** begin Information supplied **

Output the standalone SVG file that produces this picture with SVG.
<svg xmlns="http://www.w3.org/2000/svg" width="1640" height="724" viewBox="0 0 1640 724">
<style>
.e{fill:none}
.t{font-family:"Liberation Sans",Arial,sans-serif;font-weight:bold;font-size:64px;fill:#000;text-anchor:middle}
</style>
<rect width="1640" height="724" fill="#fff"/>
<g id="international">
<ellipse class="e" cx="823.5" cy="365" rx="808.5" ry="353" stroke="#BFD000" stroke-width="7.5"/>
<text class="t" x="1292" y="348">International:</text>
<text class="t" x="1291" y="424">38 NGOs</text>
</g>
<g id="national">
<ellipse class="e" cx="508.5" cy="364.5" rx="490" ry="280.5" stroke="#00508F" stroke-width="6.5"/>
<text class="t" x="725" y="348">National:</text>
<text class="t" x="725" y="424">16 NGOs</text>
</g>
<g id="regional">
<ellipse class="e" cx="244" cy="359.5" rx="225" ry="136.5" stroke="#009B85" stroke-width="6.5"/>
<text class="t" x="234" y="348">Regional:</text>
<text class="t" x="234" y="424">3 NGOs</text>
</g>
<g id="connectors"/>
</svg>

** end Information supplied **
** begin Information supplied **

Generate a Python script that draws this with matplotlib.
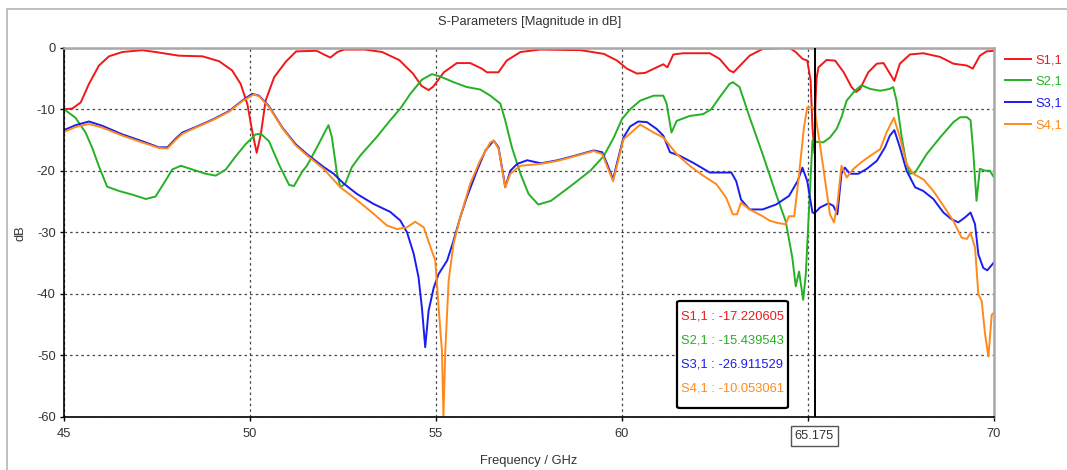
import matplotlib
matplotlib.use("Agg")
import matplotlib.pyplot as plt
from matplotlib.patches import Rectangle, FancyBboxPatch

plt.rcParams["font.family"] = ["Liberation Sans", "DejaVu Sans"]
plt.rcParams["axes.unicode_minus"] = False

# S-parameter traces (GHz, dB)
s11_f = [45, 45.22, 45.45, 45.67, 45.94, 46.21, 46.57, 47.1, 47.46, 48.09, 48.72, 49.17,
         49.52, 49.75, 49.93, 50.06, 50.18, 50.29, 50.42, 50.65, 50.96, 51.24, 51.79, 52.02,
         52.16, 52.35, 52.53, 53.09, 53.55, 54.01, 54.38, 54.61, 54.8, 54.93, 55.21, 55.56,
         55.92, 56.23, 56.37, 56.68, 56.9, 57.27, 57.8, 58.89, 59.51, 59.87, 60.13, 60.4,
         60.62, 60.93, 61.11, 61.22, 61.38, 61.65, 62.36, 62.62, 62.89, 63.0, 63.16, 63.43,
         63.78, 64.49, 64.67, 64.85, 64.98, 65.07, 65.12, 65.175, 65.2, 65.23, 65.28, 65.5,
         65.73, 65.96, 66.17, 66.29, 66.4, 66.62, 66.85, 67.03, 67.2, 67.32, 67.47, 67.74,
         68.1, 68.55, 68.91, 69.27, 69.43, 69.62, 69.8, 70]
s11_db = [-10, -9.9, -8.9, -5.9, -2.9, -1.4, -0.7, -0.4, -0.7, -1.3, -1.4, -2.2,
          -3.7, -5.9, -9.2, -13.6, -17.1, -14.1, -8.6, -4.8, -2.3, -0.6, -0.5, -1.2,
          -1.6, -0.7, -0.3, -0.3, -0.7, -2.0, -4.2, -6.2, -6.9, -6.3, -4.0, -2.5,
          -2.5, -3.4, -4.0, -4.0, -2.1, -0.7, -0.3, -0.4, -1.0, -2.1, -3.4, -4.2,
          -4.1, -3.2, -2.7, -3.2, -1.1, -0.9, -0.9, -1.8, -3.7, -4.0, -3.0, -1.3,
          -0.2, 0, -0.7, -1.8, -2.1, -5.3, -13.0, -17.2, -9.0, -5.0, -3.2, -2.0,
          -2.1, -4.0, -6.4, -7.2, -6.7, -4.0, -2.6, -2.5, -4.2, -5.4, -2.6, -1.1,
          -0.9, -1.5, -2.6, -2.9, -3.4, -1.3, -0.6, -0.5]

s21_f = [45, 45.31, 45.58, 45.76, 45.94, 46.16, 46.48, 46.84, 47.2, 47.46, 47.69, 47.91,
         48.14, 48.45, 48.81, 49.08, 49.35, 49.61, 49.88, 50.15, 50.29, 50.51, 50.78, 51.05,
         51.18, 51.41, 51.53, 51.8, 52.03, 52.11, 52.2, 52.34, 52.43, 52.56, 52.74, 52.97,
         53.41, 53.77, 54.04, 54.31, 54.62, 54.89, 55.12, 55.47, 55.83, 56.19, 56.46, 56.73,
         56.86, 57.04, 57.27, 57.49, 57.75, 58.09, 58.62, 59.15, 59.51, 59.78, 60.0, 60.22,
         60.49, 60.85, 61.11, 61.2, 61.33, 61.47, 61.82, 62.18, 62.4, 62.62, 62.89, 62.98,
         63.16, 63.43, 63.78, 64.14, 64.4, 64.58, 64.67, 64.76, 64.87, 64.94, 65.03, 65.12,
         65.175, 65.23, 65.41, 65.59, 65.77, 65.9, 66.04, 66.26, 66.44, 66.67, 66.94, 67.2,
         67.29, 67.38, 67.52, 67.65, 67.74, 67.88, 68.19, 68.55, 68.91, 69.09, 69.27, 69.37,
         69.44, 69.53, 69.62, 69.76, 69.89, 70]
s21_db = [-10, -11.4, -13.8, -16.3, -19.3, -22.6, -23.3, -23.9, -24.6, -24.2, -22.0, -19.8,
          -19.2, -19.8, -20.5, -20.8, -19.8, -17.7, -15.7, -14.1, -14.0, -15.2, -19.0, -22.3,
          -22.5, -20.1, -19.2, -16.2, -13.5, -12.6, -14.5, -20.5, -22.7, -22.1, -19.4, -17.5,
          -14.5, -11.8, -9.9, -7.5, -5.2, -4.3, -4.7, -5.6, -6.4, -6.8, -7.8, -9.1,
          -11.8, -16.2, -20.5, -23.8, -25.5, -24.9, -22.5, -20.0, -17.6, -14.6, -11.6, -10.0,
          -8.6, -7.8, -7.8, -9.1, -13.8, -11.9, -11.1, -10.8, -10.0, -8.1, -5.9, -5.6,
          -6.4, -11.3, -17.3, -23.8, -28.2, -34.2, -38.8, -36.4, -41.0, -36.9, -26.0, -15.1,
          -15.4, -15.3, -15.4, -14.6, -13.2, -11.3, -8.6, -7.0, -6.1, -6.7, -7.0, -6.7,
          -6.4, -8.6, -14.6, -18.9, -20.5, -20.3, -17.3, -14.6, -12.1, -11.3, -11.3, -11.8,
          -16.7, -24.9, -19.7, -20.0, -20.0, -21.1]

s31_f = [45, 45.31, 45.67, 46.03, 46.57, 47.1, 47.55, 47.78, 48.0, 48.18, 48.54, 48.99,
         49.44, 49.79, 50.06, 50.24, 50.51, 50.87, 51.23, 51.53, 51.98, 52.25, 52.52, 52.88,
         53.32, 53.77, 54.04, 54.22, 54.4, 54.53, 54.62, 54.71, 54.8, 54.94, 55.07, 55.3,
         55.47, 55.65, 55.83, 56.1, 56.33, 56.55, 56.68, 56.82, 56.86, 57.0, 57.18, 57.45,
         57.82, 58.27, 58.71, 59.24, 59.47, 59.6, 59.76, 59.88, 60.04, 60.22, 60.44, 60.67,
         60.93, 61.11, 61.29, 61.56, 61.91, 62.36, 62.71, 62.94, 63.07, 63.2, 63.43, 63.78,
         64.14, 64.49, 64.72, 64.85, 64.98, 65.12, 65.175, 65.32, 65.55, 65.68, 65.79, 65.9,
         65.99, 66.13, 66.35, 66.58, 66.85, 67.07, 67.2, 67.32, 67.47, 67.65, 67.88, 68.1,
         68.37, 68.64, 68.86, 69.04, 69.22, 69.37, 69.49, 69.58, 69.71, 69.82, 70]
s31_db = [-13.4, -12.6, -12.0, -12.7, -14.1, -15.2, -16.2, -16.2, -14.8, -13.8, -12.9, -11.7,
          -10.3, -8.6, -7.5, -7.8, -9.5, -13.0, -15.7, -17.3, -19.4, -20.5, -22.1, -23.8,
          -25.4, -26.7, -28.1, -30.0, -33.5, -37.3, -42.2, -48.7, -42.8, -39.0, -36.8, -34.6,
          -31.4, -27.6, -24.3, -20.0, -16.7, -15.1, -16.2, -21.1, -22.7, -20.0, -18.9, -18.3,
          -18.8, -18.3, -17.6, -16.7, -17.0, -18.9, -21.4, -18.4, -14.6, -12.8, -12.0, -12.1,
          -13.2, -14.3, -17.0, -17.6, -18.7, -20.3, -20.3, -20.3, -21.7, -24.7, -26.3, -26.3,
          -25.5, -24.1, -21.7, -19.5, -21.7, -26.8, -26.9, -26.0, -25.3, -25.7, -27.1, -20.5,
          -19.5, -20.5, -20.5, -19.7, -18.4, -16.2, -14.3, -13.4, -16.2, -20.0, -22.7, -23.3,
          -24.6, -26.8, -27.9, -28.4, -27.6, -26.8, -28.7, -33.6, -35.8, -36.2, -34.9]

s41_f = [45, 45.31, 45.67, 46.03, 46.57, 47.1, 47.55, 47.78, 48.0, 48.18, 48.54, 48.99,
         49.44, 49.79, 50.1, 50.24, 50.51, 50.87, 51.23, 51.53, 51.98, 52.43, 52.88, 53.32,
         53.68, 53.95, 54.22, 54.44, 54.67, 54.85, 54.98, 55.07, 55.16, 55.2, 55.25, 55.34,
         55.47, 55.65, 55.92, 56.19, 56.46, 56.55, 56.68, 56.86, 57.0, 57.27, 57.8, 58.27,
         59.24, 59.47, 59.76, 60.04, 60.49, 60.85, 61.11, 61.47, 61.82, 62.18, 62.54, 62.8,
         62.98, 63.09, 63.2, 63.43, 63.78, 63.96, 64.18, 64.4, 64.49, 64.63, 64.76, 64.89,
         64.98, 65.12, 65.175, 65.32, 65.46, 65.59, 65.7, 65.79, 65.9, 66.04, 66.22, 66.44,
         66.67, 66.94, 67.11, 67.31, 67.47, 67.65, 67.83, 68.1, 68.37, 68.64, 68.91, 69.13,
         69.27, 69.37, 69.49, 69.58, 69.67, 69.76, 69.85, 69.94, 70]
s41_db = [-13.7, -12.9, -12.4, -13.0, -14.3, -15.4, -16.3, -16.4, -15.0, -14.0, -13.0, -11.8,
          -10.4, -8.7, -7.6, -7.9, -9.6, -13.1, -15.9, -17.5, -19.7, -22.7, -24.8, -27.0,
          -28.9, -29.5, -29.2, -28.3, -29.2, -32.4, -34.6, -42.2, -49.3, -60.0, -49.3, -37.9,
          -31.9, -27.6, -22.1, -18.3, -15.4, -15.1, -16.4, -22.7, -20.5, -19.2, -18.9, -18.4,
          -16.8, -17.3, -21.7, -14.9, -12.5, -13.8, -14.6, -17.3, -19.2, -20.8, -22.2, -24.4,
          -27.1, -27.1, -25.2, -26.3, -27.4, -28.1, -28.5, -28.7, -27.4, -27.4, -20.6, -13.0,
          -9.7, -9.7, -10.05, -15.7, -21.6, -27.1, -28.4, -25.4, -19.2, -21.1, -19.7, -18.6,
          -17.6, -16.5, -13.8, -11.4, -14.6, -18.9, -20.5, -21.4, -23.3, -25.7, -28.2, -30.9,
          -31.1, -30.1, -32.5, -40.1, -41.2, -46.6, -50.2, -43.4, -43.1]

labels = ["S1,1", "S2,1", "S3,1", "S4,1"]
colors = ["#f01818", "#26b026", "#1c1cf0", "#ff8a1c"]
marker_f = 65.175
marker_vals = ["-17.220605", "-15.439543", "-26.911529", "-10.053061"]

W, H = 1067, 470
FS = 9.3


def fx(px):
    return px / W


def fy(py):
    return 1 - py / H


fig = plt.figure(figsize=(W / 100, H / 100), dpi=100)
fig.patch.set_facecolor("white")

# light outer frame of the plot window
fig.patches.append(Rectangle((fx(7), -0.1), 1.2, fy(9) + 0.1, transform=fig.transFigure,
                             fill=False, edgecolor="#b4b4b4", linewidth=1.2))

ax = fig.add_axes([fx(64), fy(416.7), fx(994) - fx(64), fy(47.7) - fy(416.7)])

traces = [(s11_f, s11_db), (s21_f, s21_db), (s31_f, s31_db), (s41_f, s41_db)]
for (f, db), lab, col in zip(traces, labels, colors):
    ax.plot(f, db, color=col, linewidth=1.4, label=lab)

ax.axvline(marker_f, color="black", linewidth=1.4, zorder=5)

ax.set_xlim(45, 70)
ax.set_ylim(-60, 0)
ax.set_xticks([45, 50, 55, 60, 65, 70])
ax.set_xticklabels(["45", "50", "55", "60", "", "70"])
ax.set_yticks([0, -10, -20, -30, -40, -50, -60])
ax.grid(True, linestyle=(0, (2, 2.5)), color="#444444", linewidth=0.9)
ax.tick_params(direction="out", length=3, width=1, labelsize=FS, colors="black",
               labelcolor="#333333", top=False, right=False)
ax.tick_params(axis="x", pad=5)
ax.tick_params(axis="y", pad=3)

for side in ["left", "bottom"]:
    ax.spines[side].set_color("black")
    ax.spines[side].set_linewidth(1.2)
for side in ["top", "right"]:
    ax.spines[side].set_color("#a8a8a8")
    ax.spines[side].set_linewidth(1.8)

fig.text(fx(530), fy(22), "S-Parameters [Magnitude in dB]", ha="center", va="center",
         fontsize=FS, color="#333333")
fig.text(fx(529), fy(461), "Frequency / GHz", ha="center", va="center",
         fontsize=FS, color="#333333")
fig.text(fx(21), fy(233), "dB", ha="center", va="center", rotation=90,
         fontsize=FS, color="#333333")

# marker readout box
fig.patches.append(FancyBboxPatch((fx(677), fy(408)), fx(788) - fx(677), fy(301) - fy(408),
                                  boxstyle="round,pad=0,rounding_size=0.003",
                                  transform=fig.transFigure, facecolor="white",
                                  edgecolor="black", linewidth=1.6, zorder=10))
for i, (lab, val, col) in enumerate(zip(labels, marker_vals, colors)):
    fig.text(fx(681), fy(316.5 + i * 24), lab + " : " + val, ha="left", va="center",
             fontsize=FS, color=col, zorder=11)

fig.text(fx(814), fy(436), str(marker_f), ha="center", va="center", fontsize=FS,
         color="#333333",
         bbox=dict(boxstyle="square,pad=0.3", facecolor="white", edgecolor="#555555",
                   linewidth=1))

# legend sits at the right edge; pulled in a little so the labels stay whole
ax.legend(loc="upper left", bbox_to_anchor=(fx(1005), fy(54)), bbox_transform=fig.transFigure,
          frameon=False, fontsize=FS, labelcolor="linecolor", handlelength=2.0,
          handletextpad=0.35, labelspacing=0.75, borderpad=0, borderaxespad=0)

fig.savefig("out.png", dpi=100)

** end Information supplied **

* [Exercise]
Pick out each line containing the string "this" and copy it.

* [Worked answer]
Output the standalone SVG file that produces this picture with SVG.
Generate a Python script that draws this with matplotlib.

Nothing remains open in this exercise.